Excerpt from a dataset
↓↓↓
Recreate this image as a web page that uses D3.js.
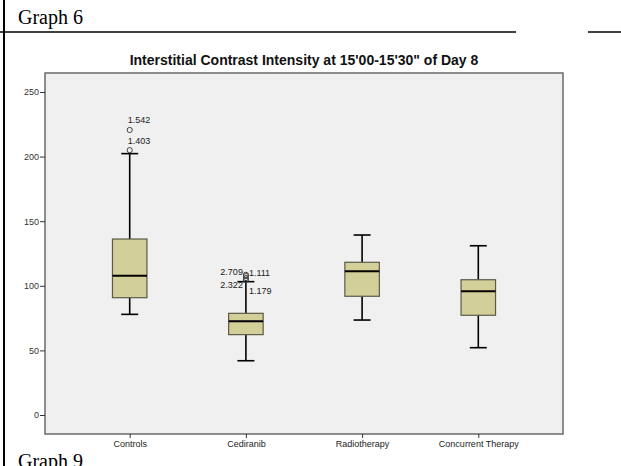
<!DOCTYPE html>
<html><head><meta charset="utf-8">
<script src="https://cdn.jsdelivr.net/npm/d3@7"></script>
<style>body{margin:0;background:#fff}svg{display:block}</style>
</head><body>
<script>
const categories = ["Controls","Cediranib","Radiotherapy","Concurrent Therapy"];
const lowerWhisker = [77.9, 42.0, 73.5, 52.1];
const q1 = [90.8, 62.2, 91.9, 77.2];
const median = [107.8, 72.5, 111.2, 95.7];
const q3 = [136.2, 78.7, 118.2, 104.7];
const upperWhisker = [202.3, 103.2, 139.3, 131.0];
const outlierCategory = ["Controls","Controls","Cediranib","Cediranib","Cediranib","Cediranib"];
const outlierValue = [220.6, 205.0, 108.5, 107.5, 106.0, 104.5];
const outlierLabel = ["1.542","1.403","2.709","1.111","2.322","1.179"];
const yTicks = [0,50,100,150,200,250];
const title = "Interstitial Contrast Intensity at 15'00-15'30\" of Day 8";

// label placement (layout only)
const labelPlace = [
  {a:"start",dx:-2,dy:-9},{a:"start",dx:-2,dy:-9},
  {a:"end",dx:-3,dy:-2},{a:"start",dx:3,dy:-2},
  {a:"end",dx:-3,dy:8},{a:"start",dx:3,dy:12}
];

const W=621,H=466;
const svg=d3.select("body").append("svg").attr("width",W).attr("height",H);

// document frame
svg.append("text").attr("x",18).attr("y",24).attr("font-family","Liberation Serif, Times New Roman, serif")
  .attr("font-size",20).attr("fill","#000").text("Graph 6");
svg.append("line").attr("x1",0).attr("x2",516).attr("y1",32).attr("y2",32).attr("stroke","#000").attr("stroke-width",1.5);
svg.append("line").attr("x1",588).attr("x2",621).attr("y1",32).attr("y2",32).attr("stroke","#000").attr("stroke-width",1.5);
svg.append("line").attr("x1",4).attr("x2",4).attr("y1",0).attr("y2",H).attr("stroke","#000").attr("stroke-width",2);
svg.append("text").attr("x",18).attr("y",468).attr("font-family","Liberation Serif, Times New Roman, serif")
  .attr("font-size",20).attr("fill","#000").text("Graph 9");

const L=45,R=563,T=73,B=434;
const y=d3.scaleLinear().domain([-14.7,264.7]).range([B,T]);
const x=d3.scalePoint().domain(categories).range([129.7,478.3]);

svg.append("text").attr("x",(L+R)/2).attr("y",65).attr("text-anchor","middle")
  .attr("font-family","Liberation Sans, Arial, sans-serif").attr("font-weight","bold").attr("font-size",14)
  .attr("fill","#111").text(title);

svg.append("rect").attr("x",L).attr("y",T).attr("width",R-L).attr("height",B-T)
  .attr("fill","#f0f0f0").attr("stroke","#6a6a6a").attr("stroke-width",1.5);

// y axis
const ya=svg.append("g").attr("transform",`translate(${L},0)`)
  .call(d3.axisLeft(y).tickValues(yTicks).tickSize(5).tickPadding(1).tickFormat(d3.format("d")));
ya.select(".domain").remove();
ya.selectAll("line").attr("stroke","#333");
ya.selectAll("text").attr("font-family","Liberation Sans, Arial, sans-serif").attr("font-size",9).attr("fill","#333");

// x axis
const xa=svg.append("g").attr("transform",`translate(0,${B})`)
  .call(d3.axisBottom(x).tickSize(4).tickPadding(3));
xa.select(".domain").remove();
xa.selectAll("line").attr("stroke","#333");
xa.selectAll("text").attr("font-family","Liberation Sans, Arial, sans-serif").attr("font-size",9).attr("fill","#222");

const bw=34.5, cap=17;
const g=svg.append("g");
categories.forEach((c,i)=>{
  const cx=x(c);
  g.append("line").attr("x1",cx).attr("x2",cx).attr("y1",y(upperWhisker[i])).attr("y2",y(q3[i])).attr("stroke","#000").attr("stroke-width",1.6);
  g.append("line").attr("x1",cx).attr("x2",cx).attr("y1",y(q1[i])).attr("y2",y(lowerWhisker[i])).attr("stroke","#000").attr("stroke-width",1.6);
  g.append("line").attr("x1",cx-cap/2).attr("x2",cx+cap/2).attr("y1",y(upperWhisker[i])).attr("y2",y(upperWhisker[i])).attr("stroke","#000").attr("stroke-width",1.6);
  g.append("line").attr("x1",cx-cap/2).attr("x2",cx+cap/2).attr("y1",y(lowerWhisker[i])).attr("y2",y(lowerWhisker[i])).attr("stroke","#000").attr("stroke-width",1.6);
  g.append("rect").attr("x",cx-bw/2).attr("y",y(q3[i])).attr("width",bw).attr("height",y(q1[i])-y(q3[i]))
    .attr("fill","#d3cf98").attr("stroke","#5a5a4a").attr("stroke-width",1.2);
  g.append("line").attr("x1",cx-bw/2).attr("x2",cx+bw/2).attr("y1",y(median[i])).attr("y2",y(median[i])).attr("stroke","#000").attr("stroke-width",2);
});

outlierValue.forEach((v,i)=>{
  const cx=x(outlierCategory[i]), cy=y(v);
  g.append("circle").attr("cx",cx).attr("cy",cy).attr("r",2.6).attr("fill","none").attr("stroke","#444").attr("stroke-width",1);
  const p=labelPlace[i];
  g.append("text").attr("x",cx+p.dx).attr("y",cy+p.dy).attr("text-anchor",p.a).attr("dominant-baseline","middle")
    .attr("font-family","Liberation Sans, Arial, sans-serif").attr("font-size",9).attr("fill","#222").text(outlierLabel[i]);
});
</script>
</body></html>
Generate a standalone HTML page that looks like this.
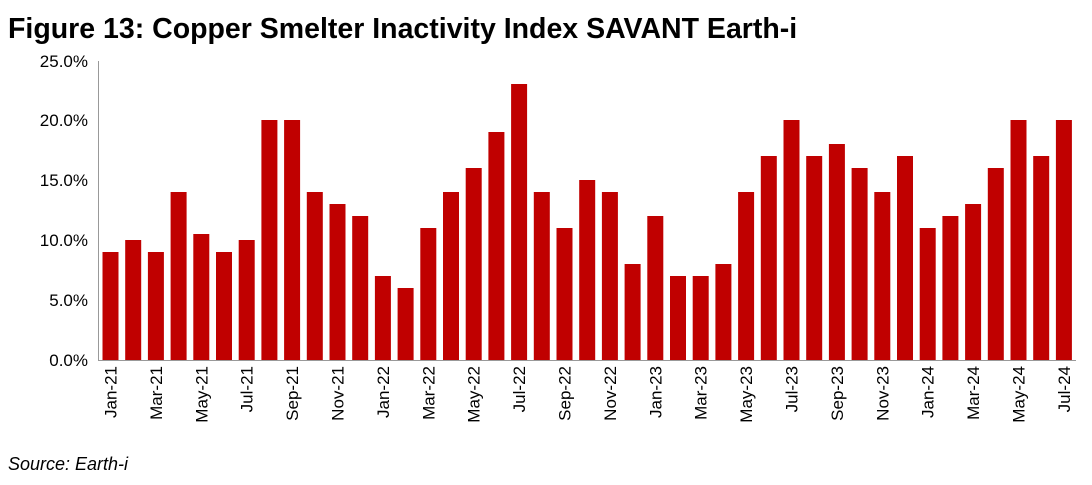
↑↑↑
Reproduce the listing above exactly, excluding all pictures.

COMPLETE RESPONSE =>
Recreate this image as a web page that uses D3.js.
<!DOCTYPE html>
<html><head><meta charset="utf-8">
<script src="https://cdn.jsdelivr.net/npm/d3@7"></script>
<style>body{margin:0;background:#fff}svg{display:block}</style>
</head><body>
<script>
const categories = ["Controls","Cediranib","Radiotherapy","Concurrent Therapy"];
const lowerWhisker = [77.9, 42.0, 73.5, 52.1];
const q1 = [90.8, 62.2, 91.9, 77.2];
const median = [107.8, 72.5, 111.2, 95.7];
const q3 = [136.2, 78.7, 118.2, 104.7];
const upperWhisker = [202.3, 103.2, 139.3, 131.0];
const outlierCategory = ["Controls","Controls","Cediranib","Cediranib","Cediranib","Cediranib"];
const outlierValue = [220.6, 205.0, 108.5, 107.5, 106.0, 104.5];
const outlierLabel = ["1.542","1.403","2.709","1.111","2.322","1.179"];
const yTicks = [0,50,100,150,200,250];
const title = "Interstitial Contrast Intensity at 15'00-15'30\" of Day 8";

// label placement (layout only)
const labelPlace = [
  {a:"start",dx:-2,dy:-9},{a:"start",dx:-2,dy:-9},
  {a:"end",dx:-3,dy:-2},{a:"start",dx:3,dy:-2},
  {a:"end",dx:-3,dy:8},{a:"start",dx:3,dy:12}
];

const W=621,H=466;
const svg=d3.select("body").append("svg").attr("width",W).attr("height",H);

// document frame
svg.append("text").attr("x",18).attr("y",24).attr("font-family","Liberation Serif, Times New Roman, serif")
  .attr("font-size",20).attr("fill","#000").text("Graph 6");
svg.append("line").attr("x1",0).attr("x2",516).attr("y1",32).attr("y2",32).attr("stroke","#000").attr("stroke-width",1.5);
svg.append("line").attr("x1",588).attr("x2",621).attr("y1",32).attr("y2",32).attr("stroke","#000").attr("stroke-width",1.5);
svg.append("line").attr("x1",4).attr("x2",4).attr("y1",0).attr("y2",H).attr("stroke","#000").attr("stroke-width",2);
svg.append("text").attr("x",18).attr("y",468).attr("font-family","Liberation Serif, Times New Roman, serif")
  .attr("font-size",20).attr("fill","#000").text("Graph 9");

const L=45,R=563,T=73,B=434;
const y=d3.scaleLinear().domain([-14.7,264.7]).range([B,T]);
const x=d3.scalePoint().domain(categories).range([129.7,478.3]);

svg.append("text").attr("x",(L+R)/2).attr("y",65).attr("text-anchor","middle")
  .attr("font-family","Liberation Sans, Arial, sans-serif").attr("font-weight","bold").attr("font-size",14)
  .attr("fill","#111").text(title);

svg.append("rect").attr("x",L).attr("y",T).attr("width",R-L).attr("height",B-T)
  .attr("fill","#f0f0f0").attr("stroke","#6a6a6a").attr("stroke-width",1.5);

// y axis
const ya=svg.append("g").attr("transform",`translate(${L},0)`)
  .call(d3.axisLeft(y).tickValues(yTicks).tickSize(5).tickPadding(1).tickFormat(d3.format("d")));
ya.select(".domain").remove();
ya.selectAll("line").attr("stroke","#333");
ya.selectAll("text").attr("font-family","Liberation Sans, Arial, sans-serif").attr("font-size",9).attr("fill","#333");

// x axis
const xa=svg.append("g").attr("transform",`translate(0,${B})`)
  .call(d3.axisBottom(x).tickSize(4).tickPadding(3));
xa.select(".domain").remove();
xa.selectAll("line").attr("stroke","#333");
xa.selectAll("text").attr("font-family","Liberation Sans, Arial, sans-serif").attr("font-size",9).attr("fill","#222");

const bw=34.5, cap=17;
const g=svg.append("g");
categories.forEach((c,i)=>{
  const cx=x(c);
  g.append("line").attr("x1",cx).attr("x2",cx).attr("y1",y(upperWhisker[i])).attr("y2",y(q3[i])).attr("stroke","#000").attr("stroke-width",1.6);
  g.append("line").attr("x1",cx).attr("x2",cx).attr("y1",y(q1[i])).attr("y2",y(lowerWhisker[i])).attr("stroke","#000").attr("stroke-width",1.6);
  g.append("line").attr("x1",cx-cap/2).attr("x2",cx+cap/2).attr("y1",y(upperWhisker[i])).attr("y2",y(upperWhisker[i])).attr("stroke","#000").attr("stroke-width",1.6);
  g.append("line").attr("x1",cx-cap/2).attr("x2",cx+cap/2).attr("y1",y(lowerWhisker[i])).attr("y2",y(lowerWhisker[i])).attr("stroke","#000").attr("stroke-width",1.6);
  g.append("rect").attr("x",cx-bw/2).attr("y",y(q3[i])).attr("width",bw).attr("height",y(q1[i])-y(q3[i]))
    .attr("fill","#d3cf98").attr("stroke","#5a5a4a").attr("stroke-width",1.2);
  g.append("line").attr("x1",cx-bw/2).attr("x2",cx+bw/2).attr("y1",y(median[i])).attr("y2",y(median[i])).attr("stroke","#000").attr("stroke-width",2);
});

outlierValue.forEach((v,i)=>{
  const cx=x(outlierCategory[i]), cy=y(v);
  g.append("circle").attr("cx",cx).attr("cy",cy).attr("r",2.6).attr("fill","none").attr("stroke","#444").attr("stroke-width",1);
  const p=labelPlace[i];
  g.append("text").attr("x",cx+p.dx).attr("y",cy+p.dy).attr("text-anchor",p.a).attr("dominant-baseline","middle")
    .attr("font-family","Liberation Sans, Arial, sans-serif").attr("font-size",9).attr("fill","#222").text(outlierLabel[i]);
});
</script>
</body></html>
Generate a standalone HTML page that looks like this.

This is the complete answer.